What is needed
Your task is to tally the lines of the listing containing the word "with" and report the figure alone.

Collected data

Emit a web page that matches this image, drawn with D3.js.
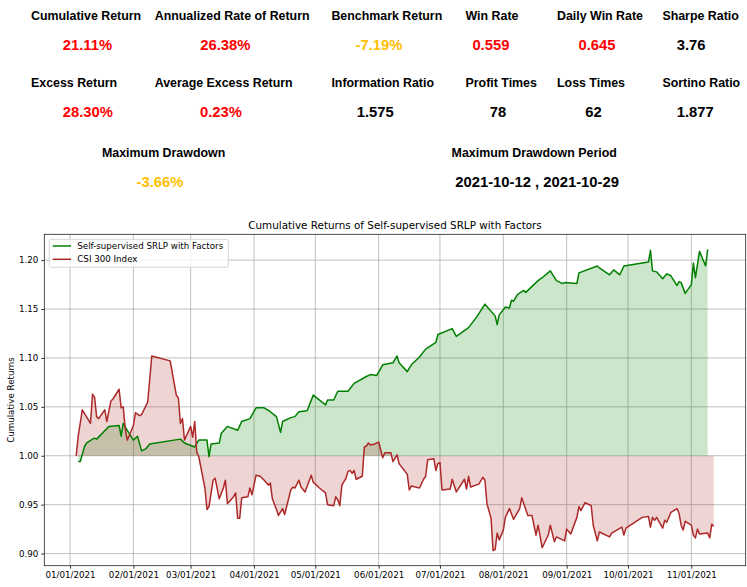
<!DOCTYPE html>
<html>
<head>
<meta charset="utf-8">
<script src="https://cdn.jsdelivr.net/npm/d3@7"></script>
<style>
  html, body { margin: 0; padding: 0; background: #fff; }
  svg { display: block; }
</style>
</head>
<body>
<div id="chart"></div>
<script>
// summary table
var statLabels = [
  ["Cumulative Return", "Annualized Rate of Return", "Benchmark Return", "Win Rate", "Daily Win Rate", "Sharpe Ratio"],
  ["Excess Return", "Average Excess Return", "Information Ratio", "Profit Times", "Loss Times", "Sortino Ratio"],
  ["Maximum Drawdown", "Maximum Drawdown Period"]
];
var statValues = [
  ["21.11%", "26.38%", "-7.19%", "0.559", "0.645", "3.76"],
  ["28.30%", "0.23%", "1.575", "78", "62", "1.877"],
  ["-3.66%", "2021-10-12 , 2021-10-29"]
];
// r = red, y = gold, k = black
var statColors = [
  ["r", "r", "y", "r", "r", "k"],
  ["r", "r", "k", "k", "k", "k"],
  ["y", "k"]
];

// CSI 300 Index cumulative returns
var csiDates = ["2021-01-04","2021-01-05","2021-01-07","2021-01-11","2021-01-12","2021-01-13","2021-01-14","2021-01-15",
  "2021-01-18","2021-01-19","2021-01-21","2021-01-22","2021-01-25","2021-01-26","2021-01-27","2021-01-28","2021-01-29",
  "2021-01-30","2021-02-01","2021-02-02","2021-02-04","2021-02-05","2021-02-08","2021-02-10","2021-02-19","2021-02-22",
  "2021-02-23","2021-02-24","2021-02-25","2021-02-26","2021-03-01","2021-03-02","2021-03-03","2021-03-04","2021-03-05",
  "2021-03-08","2021-03-09","2021-03-10","2021-03-12","2021-03-13","2021-03-15","2021-03-17","2021-03-18","2021-03-19",
  "2021-03-22","2021-03-23","2021-03-24","2021-03-25","2021-03-26","2021-03-29","2021-03-30","2021-03-31","2021-04-02",
  "2021-04-04","2021-04-06","2021-04-08","2021-04-09","2021-04-10","2021-04-12","2021-04-13","2021-04-15","2021-04-16",
  "2021-04-19","2021-04-20","2021-04-21","2021-04-23","2021-04-24","2021-04-26","2021-04-29","2021-04-30","2021-05-03",
  "2021-05-06","2021-05-07","2021-05-10","2021-05-11","2021-05-12","2021-05-13","2021-05-14","2021-05-16","2021-05-17",
  "2021-05-18","2021-05-19","2021-05-20","2021-05-21","2021-05-24","2021-05-25","2021-05-26","2021-05-27","2021-05-28",
  "2021-05-30","2021-06-01","2021-06-03","2021-06-04","2021-06-07","2021-06-08","2021-06-10","2021-06-11","2021-06-15",
  "2021-06-16","2021-06-17","2021-06-21","2021-06-23","2021-06-24","2021-06-25","2021-06-28","2021-06-29","2021-06-30",
  "2021-07-01","2021-07-02","2021-07-06","2021-07-07","2021-07-09","2021-07-13","2021-07-14","2021-07-15","2021-07-16",
  "2021-07-20","2021-07-22","2021-07-23","2021-07-24","2021-07-26","2021-07-27","2021-07-28","2021-07-29","2021-07-30",
  "2021-08-01","2021-08-02","2021-08-04","2021-08-06","2021-08-09","2021-08-10","2021-08-13","2021-08-15","2021-08-17",
  "2021-08-18","2021-08-20","2021-08-23","2021-08-24","2021-08-26","2021-08-27","2021-08-31","2021-09-01","2021-09-03",
  "2021-09-06","2021-09-07","2021-09-08","2021-09-10","2021-09-13","2021-09-14","2021-09-16","2021-09-17","2021-09-22",
  "2021-09-23","2021-09-28","2021-09-29","2021-09-30","2021-10-08","2021-10-11","2021-10-12","2021-10-13","2021-10-14",
  "2021-10-15","2021-10-18","2021-10-19","2021-10-20","2021-10-22","2021-10-25","2021-10-26","2021-10-27","2021-10-28",
  "2021-10-29","2021-11-01","2021-11-02","2021-11-03","2021-11-04","2021-11-05","2021-11-09","2021-11-10","2021-11-11",
  "2021-11-12"];
var csiValues = [1.000,1.020,1.047,1.033,1.063,1.060,1.040,1.038,
  1.047,1.035,1.056,1.058,1.068,1.049,1.050,1.028,1.016,
  1.021,1.031,1.044,1.041,1.042,1.055,1.102,1.097,1.062,
  1.059,1.033,1.038,1.016,1.030,1.019,1.035,1.004,0.999,
  0.967,0.945,0.948,0.975,0.977,0.956,0.967,0.975,0.951,
  0.958,0.962,0.936,0.936,0.957,0.958,0.967,0.960,0.980,
  0.979,0.975,0.970,0.972,0.956,0.945,0.939,0.946,0.940,
  0.965,0.968,0.967,0.975,0.968,0.963,0.980,0.973,0.967,
  0.962,0.950,0.949,0.958,0.955,0.949,0.970,0.977,0.984,
  0.985,0.982,0.985,0.976,0.979,1.009,1.010,1.013,1.011,
  1.012,1.014,0.998,1.003,1.003,0.994,1.001,0.992,0.981,
  0.965,0.969,0.967,0.976,0.979,0.996,0.997,0.985,0.992,
  0.993,0.965,0.966,0.976,0.963,0.976,0.966,0.979,0.968,
  0.971,0.978,0.975,0.951,0.936,0.903,0.904,0.921,0.914,
  0.924,0.937,0.946,0.935,0.946,0.957,0.939,0.939,0.919,
  0.929,0.906,0.919,0.929,0.912,0.917,0.913,0.925,0.920,
  0.937,0.948,0.944,0.952,0.949,0.929,0.913,0.922,0.917,
  0.921,0.927,0.919,0.926,0.937,0.938,0.927,0.937,0.934,
  0.937,0.926,0.934,0.932,0.942,0.946,0.941,0.929,0.924,
  0.933,0.929,0.919,0.916,0.925,0.920,0.921,0.916,0.930,
  0.928];

// Self-supervised SRLP with Factors cumulative returns
var srlpDates = ["2021-01-05","2021-01-06","2021-01-08","2021-01-09","2021-01-12","2021-01-13","2021-01-14","2021-01-20",
  "2021-01-25","2021-01-26","2021-01-27","2021-01-29","2021-02-01","2021-02-03","2021-02-05","2021-02-07","2021-02-09",
  "2021-02-24","2021-02-26","2021-03-03","2021-03-05","2021-03-09","2021-03-10","2021-03-11","2021-03-15","2021-03-16",
  "2021-03-19","2021-03-24","2021-03-26","2021-03-30","2021-04-02","2021-04-06","2021-04-09","2021-04-12","2021-04-14",
  "2021-04-15","2021-04-19","2021-04-21","2021-04-23","2021-04-27","2021-04-30","2021-05-06","2021-05-07","2021-05-10",
  "2021-05-12","2021-05-17","2021-05-20","2021-05-26","2021-05-28","2021-05-31","2021-06-03","2021-06-08","2021-06-10",
  "2021-06-11","2021-06-15","2021-06-17","2021-06-21","2021-06-24","2021-06-29","2021-06-30","2021-07-07","2021-07-09",
  "2021-07-15","2021-07-19","2021-07-23","2021-07-28","2021-07-29","2021-07-30","2021-08-02","2021-08-04","2021-08-05",
  "2021-08-06","2021-08-08","2021-08-11","2021-08-12","2021-08-18","2021-08-20","2021-08-24","2021-08-27","2021-08-30",
  "2021-08-31","2021-09-06","2021-09-07","2021-09-16","2021-09-17","2021-09-22","2021-09-24","2021-09-27","2021-09-29",
  "2021-10-11","2021-10-12","2021-10-13","2021-10-15","2021-10-18","2021-10-20","2021-10-22","2021-10-25","2021-10-26",
  "2021-10-27","2021-10-29","2021-11-01","2021-11-02","2021-11-03","2021-11-05","2021-11-08","2021-11-09"];
var srlpValues = [0.994,0.994,1.009,1.013,1.017,1.018,1.017,1.030,
  1.031,1.020,1.033,1.026,1.016,1.020,1.005,1.007,1.012,
  1.017,1.013,1.009,1.016,1.016,0.999,1.012,1.013,1.023,
  1.030,1.026,1.035,1.038,1.049,1.049,1.045,1.040,1.024,
  1.035,1.039,1.040,1.045,1.046,1.062,1.052,1.057,1.057,
  1.066,1.066,1.074,1.081,1.083,1.082,1.093,1.095,1.102,
  1.095,1.086,1.093,1.101,1.109,1.116,1.124,1.130,1.122,
  1.131,1.142,1.155,1.143,1.134,1.144,1.152,1.151,1.159,
  1.158,1.165,1.169,1.167,1.179,1.182,1.189,1.179,1.176,
  1.177,1.176,1.187,1.194,1.192,1.185,1.190,1.185,1.194,
  1.198,1.210,1.189,1.188,1.181,1.186,1.184,1.174,1.178,
  1.177,1.166,1.175,1.197,1.182,1.209,1.194,1.211];

var seriesNames = ["Self-supervised SRLP with Factors", "CSI 300 Index"];
var yTicks = [0.90, 0.95, 1.00, 1.05, 1.10, 1.15, 1.20];
var chartTitle = "Cumulative Returns of Self-supervised SRLP with Factors";
var yLabel = "Cumulative Returns";

var W = 747, H = 587;
var colours = { r: "#ff0000", y: "#ffc000", k: "#000000" };
var green = "#008000", brown = "#ad2828";

var svg = d3.select("#chart").append("svg")
    .attr("width", W)
    .attr("height", H);

// ---- the stats block on top ----
var labelX = [[31, 154.7, 331.4, 465.5, 557, 662.4], [31, 154.7, 331.4, 465.5, 557, 662.4], [102, 451.6]];
var valueX = [[87.4, 225.3, 379, 490.9, 597, 691.1], [87.9, 221, 375.2, 498.1, 593.6, 695.2], [160, 537.1]];
var labelY = [20, 86.7, 157];
var valueY = [50, 117, 187];

var stats = svg.append("g")
    .attr("font-family", "'Liberation Sans', Arial, sans-serif")
    .attr("font-weight", "bold");

statLabels.forEach((row, r) => {
    stats.selectAll(null).data(row).enter().append("text")
        .attr("x", (d, i) => labelX[r][i])
        .attr("y", labelY[r])
        .attr("font-size", 12.4)
        .attr("fill", "#000")
        .text(d => d);
    stats.selectAll(null).data(statValues[r]).enter().append("text")
        .attr("x", (d, i) => valueX[r][i])
        .attr("y", valueY[r])
        .attr("text-anchor", "middle")
        .attr("font-size", 14.8)
        .attr("fill", (d, i) => colours[statColors[r][i]])
        .text(d => d);
});

// ---- the matplotlib-like chart ----
var pLeft = 44.3, pRight = 745.7, pTop = 234.3, pBottom = 565.7;
var parse = d3.timeParse("%Y-%m-%d");

var csi = csiDates.map((d, i) => ({ date: parse(d), value: csiValues[i] }));
var srlp = srlpDates.map((d, i) => ({ date: parse(d), value: srlpValues[i] }));
var all = csi.concat(srlp);

var tExt = d3.extent(all, d => d.date);
var tPad = (tExt[1] - tExt[0]) * 0.05;
var x = d3.scaleTime()
    .domain([new Date(+tExt[0] - tPad), new Date(+tExt[1] + tPad)])
    .range([pLeft, pRight]);

var vExt = d3.extent(all, d => d.value);
var vPad = (vExt[1] - vExt[0]) * 0.05;
var y = d3.scaleLinear()
    .domain([vExt[0] - vPad, vExt[1] + vPad])
    .range([pBottom, pTop]);

var chart = svg.append("g").attr("font-family", "'DejaVu Sans', sans-serif");

svg.append("clipPath").attr("id", "plot-clip")
  .append("rect").attr("x", pLeft).attr("y", pTop).attr("width", pRight - pLeft).attr("height", pBottom - pTop);

var monthTicks = d3.timeMonth.range(new Date(2021, 0, 1), new Date(2021, 10, 2));

// grid
var grid = chart.append("g").attr("stroke", "#b0b0b0").attr("stroke-width", 0.8);
grid.selectAll(null).data(monthTicks).enter().append("line")
    .attr("x1", d => x(d)).attr("x2", d => x(d))
    .attr("y1", pTop).attr("y2", pBottom);
grid.selectAll(null).data(yTicks).enter().append("line")
    .attr("x1", pLeft).attr("x2", pRight)
    .attr("y1", d => y(d)).attr("y2", d => y(d));

var plot = chart.append("g").attr("clip-path", "url(#plot-clip)");

var area = d3.area()
    .x(d => x(d.date))
    .y0(y(1))
    .y1(d => y(d.value));
var line = d3.line()
    .x(d => x(d.date))
    .y(d => y(d.value));

plot.append("path").datum(srlp).attr("d", area)
    .attr("fill", green).attr("fill-opacity", 0.2);
plot.append("path").datum(csi).attr("d", area)
    .attr("fill", brown).attr("fill-opacity", 0.2);
plot.append("path").datum(srlp).attr("d", line)
    .attr("fill", "none").attr("stroke", green).attr("stroke-width", 1.5).attr("stroke-linejoin", "round");
plot.append("path").datum(csi).attr("d", line)
    .attr("fill", "none").attr("stroke", brown).attr("stroke-width", 1.5).attr("stroke-linejoin", "round");

// axes
var xAxis = d3.axisBottom(x)
    .tickValues(monthTicks)
    .tickFormat(d3.timeFormat("%m/%d/%Y"))
    .tickSize(3)
    .tickPadding(3);
var yAxis = d3.axisLeft(y)
    .tickValues(yTicks)
    .tickFormat(d3.format(".2f"))
    .tickSize(3)
    .tickPadding(3);

var gx = chart.append("g").attr("transform", "translate(0," + pBottom + ")").call(xAxis);
var gy = chart.append("g").attr("transform", "translate(" + pLeft + ",0)").call(yAxis);
[gx, gy].forEach(g => {
    g.select(".domain").remove();
    g.selectAll("text").attr("font-size", 8.7).attr("font-family", "'DejaVu Sans', sans-serif").attr("fill", "#000");
    g.selectAll(".tick line").attr("stroke", "#000").attr("stroke-width", 0.8);
});

// frame
chart.append("rect")
    .attr("x", pLeft).attr("y", pTop)
    .attr("width", pRight - pLeft).attr("height", pBottom - pTop)
    .attr("fill", "none").attr("stroke", "#222").attr("stroke-width", 0.8);

// title and y label
chart.append("text")
    .attr("x", (pLeft + pRight) / 2).attr("y", pTop - 5)
    .attr("text-anchor", "middle")
    .attr("font-size", 10.4)
    .text(chartTitle);

chart.append("text")
    .attr("transform", "translate(14," + ((pTop + pBottom) / 2) + ") rotate(-90)")
    .attr("text-anchor", "middle")
    .attr("font-size", 8.7)
    .text(yLabel);

// legend
var legend = chart.append("g");
legend.append("rect")
    .attr("x", 49.3).attr("y", 239.3)
    .attr("width", 179).attr("height", 28)
    .attr("rx", 2)
    .attr("fill", "#fff").attr("fill-opacity", 0.8)
    .attr("stroke", "#cccccc").attr("stroke-width", 0.8);
var legendColors = [green, brown];
var items = legend.selectAll(null).data(seriesNames).enter().append("g")
    .attr("transform", (d, i) => "translate(0," + (246 + i * 13.3) + ")");
items.append("line")
    .attr("x1", 52.7).attr("x2", 71)
    .attr("stroke", (d, i) => legendColors[i]).attr("stroke-width", 1.5);
items.append("text")
    .attr("x", 77.3).attr("dy", "0.32em")
    .attr("font-size", 8.7)
    .text(d => d);
</script>
</body>
</html>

Task result
4